The biggest winner among U.S. airline stocks this year just got another boost.
Shares of United Continental Holdings, the parent of United Airlines, were trading about 6 percent higher in afternoon trading Wednesday after the carrier lifted its profit outlook for the third time this year and said it was able to offset a more than 30 percent increase in its fuel bill thanks to strong demand and higher airfares.
“As was the case in July, we’re struggling to find things to complain about, despite our most cantankerous efforts. With many investors having questioned whether [United’s] sector-trouncing equity outperformance might stall into year-end, we believe these results strongly suggest the contrary,” said J.P. Morgan Chase senior airline analyst Jamie Baker.
United expects to offset about 90 percent of the increase in fuel prices this year. Travelers are willing to pay up for more expensive seats, including those with more legroom and other perks, executives said on a call with analysts on Wednesday. The results quieted worries earlier in the year that United’s aggressive growth plan would lead to a fare war with other carriers.
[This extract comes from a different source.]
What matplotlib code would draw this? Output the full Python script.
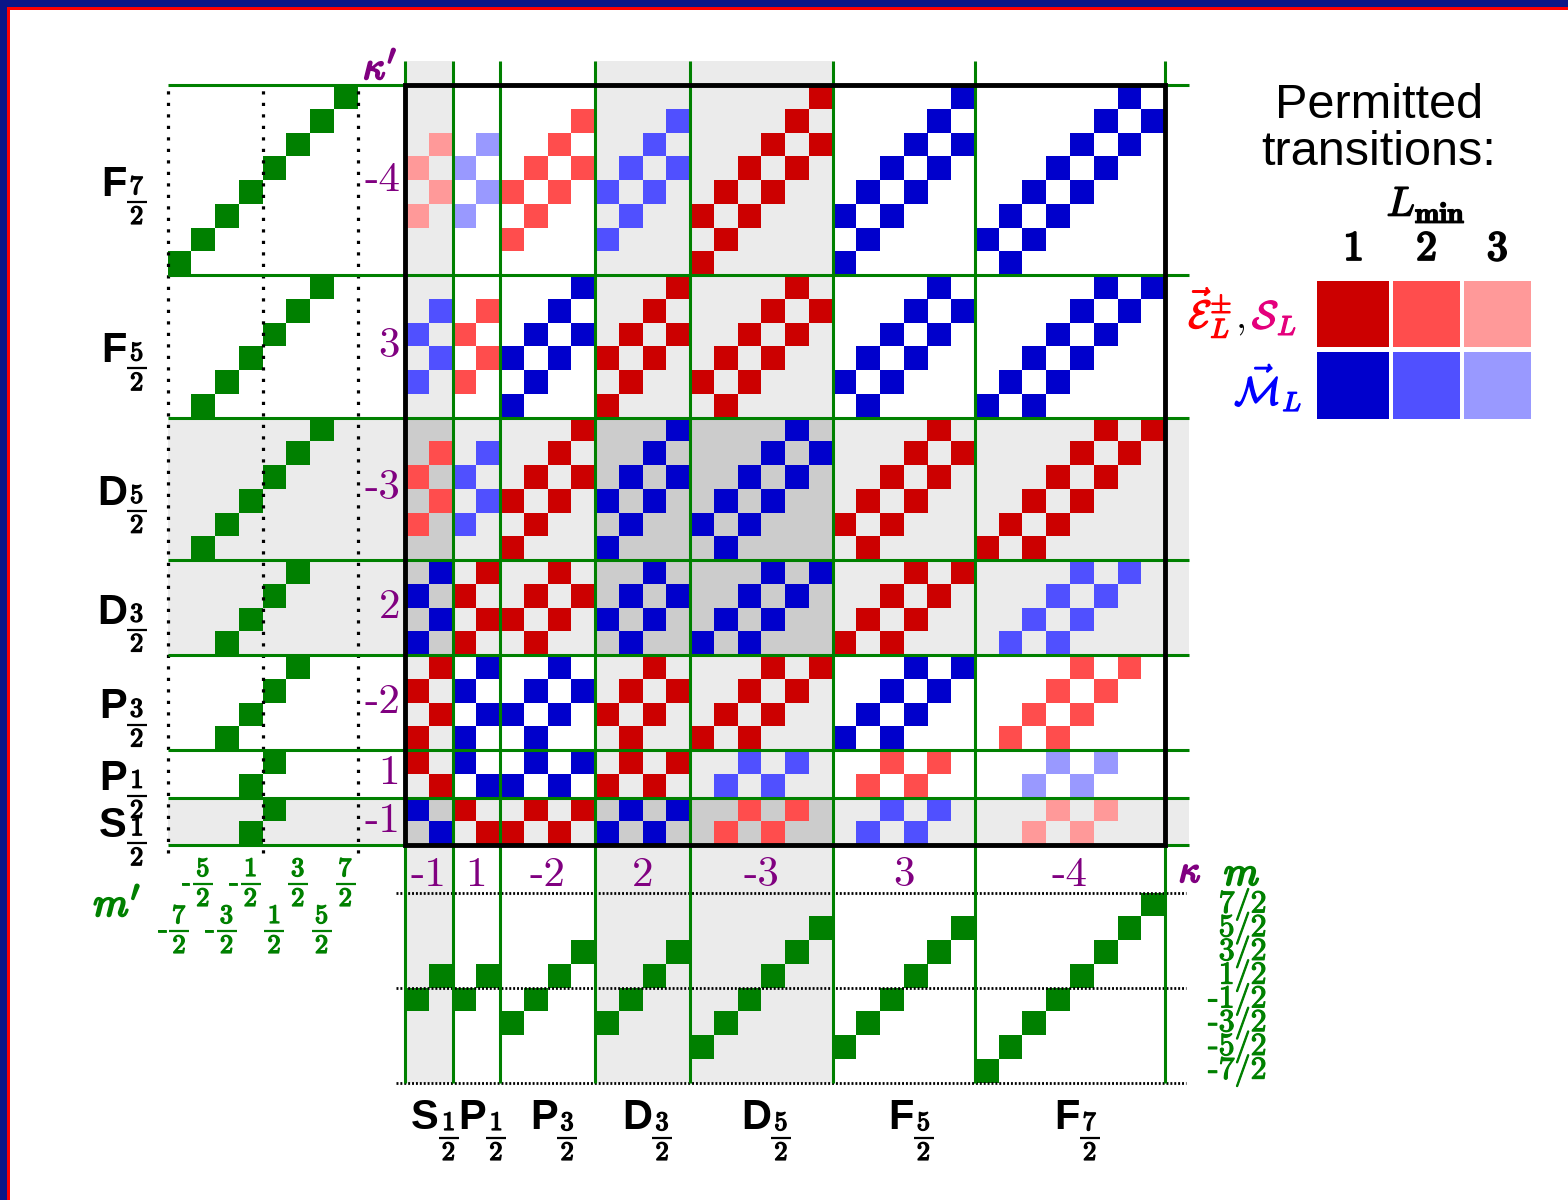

The airline has found new ways to upsell travelers on more expensive seats. For example, United’s ancillary revenue — income beyond base airfare — was led by sales of so-called Economy Plus seats, which offer travelers a few additional inches of legroom and a seat closer to the front of the plane, said United’s chief commercial officer, Andrew Nocella. The surcharges for these seats vary but a round-trip ticket between Newark, New Jersey, and San Francisco in early November was about $445 in a regular economy class seat and $200 more in Economy Plus seats.
United, like other airlines, is in the process of segmenting its cabins into several classes of services, starting with restrictive basic economy fares. United’s version of the basic economy fare does not allow travelers to use overhead bins. American Airlines removed that restriction for its basic economy fares in September, bringing its product more in line with its rival Delta Air Lines. United has no plans to copy that move, said Nocella.
“It’s working as designed and it’s working full speed ahead with where we’re at,” he said.
Airlines haven’t been shy that the no-frills product is there to encourage travelers to pay a higher, more lenient fare instead. The San Francisco itinerary was $60 cheaper in basic economy than regular coach.
United’s shares are up more than 30 percent so far this year, an outlier among carriers that have largely struggled as investors fretted about fuel costs, generally big airlines’ second-largest expense after employee salaries. The NYSE Arca Airline Index, which tracks 15 carriers, is down more than 13 percent so far this year, while the S&P 500 is up more than 5 percent.
Recent airline reports could give the sector a lift.
Delta noted last week a sharp increase in demand, particularly for its premium seats such as those in business class, that is helping it offset higher fuel costs.
On Wednesday, Deutsche Bank upgraded Delta, whose shares are down more than 2 percent so far this year and American, whose shares are off more than 34 percent, to buy, citing solid travel demand from consumers and the recent stock slide as an “attractive entry point.”
Delta and American shares were each up by about 3 percent.
American Airlines reports its third-quarter earnings on Oct. 25.